More practically, good AI automation can explain its decisions. When it escalates a compliance issue, it surfaces context: "Escalating because this contractor's operations description mentions structural steel erection, which typically requires higher limits than current coverage provides." That's genuinely useful—not just a flag in a queue.
Making compliance automation stick
Agencies that succeed with this share a few things in common.
They start narrow. One line of business, one carrier, one workflow. Prove the model before expanding. One general contractor specialist automated COI tracking for their top 50 accounts and spent six months refining it before rolling it out further.
They track the right metrics. Not "compliance checks completed" but false positive rate and escalation accuracy. One agency discovered their automation was flagging around 200 issues monthly, but only about a dozen were real problems.
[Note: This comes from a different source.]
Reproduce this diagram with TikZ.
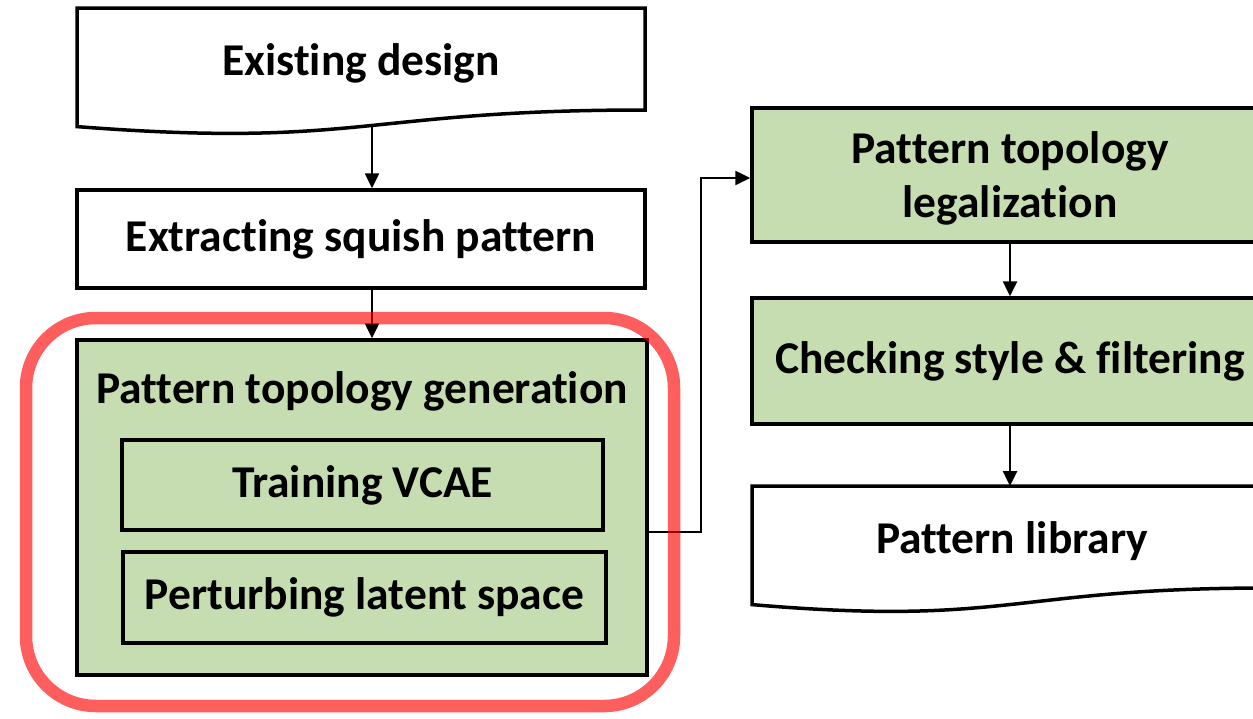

They spent months tuning rules to fix that ratio.
Start with one carrier and one workflow to validate real-world results before scaling.
They treat automation as an ongoing process, not a finished project. Carriers change requirements. Regulations shift. New coverage types appear. Your automation needs regular reviews—quarterly at minimum—or it degrades into something worse than doing it manually.
Compliance scenarios that still need human judgment
Multi-state operations — Each state has different requirements. A contractor working across state lines might need different coverage in each location. Automation can flag the complexity but can't determine the right solution.
Product recall exposure — Whether a food processor needs product recall coverage depends on their distribution chain, not just their operations description. Automation can prompt the question—it can't assess the risk.
Professional liability gray areas — The line between GL and professional liability gets blurry fast. An engineering firm doing construction management might need both, neither, or something hybrid. That requires a conversation, not a rule check.
Subcontractor compliance — Validating subcontractor insurance isn't just about checking certificates. You need to verify coverage territories, additional insured status, waiver of subrogation, and primary/non-contributory language. Automation can collect documents. It can't verify what those documents actually say in context.
When automation makes compliance worse
Sometimes automation creates more problems than it solves.
If your agency handles mostly unique, complex accounts, extensive automation might not make sense. A specialist MGA writing energy-sector policies probably needs human review on most things. The compliance requirements are too varied and too critical.
High staff turnover also makes automation harder to sustain. Every new person needs training on both the manual process and the automated exceptions layered on top. If your team changes every six months, simpler processes will serve you better than sophisticated ones.
Rocky carrier relationships are another red flag. One agency automated decline notifications only to find out they were declining accounts their underwriter would have accepted with a quick conversation. The automation removed the human dialogue that used to save those accounts.
Successful compliance automation for high-risk commercial lines isn't about catching every possible issue. It's about building escalation workflows that know their own limitations.
Start with clear tier definitions. Know exactly what your system can handle versus what it should hand off. Build your exception library from actual experience, not hypothetical scenarios. Track your override patterns to find broken rules before they cause real problems.
Compliance automation is about reducing friction, not eliminating judgment. Your experienced underwriters and agents know things the system never will. The goal is automation that amplifies their expertise, not one that tries to replace it.
Agencies that get this right treat it as operational improvement, not transformation. They're not building perfect systems. They're catching obvious problems fast so their teams can focus on complex situations that actually need human expertise. In commercial insurance, that's where the real value lives anyway.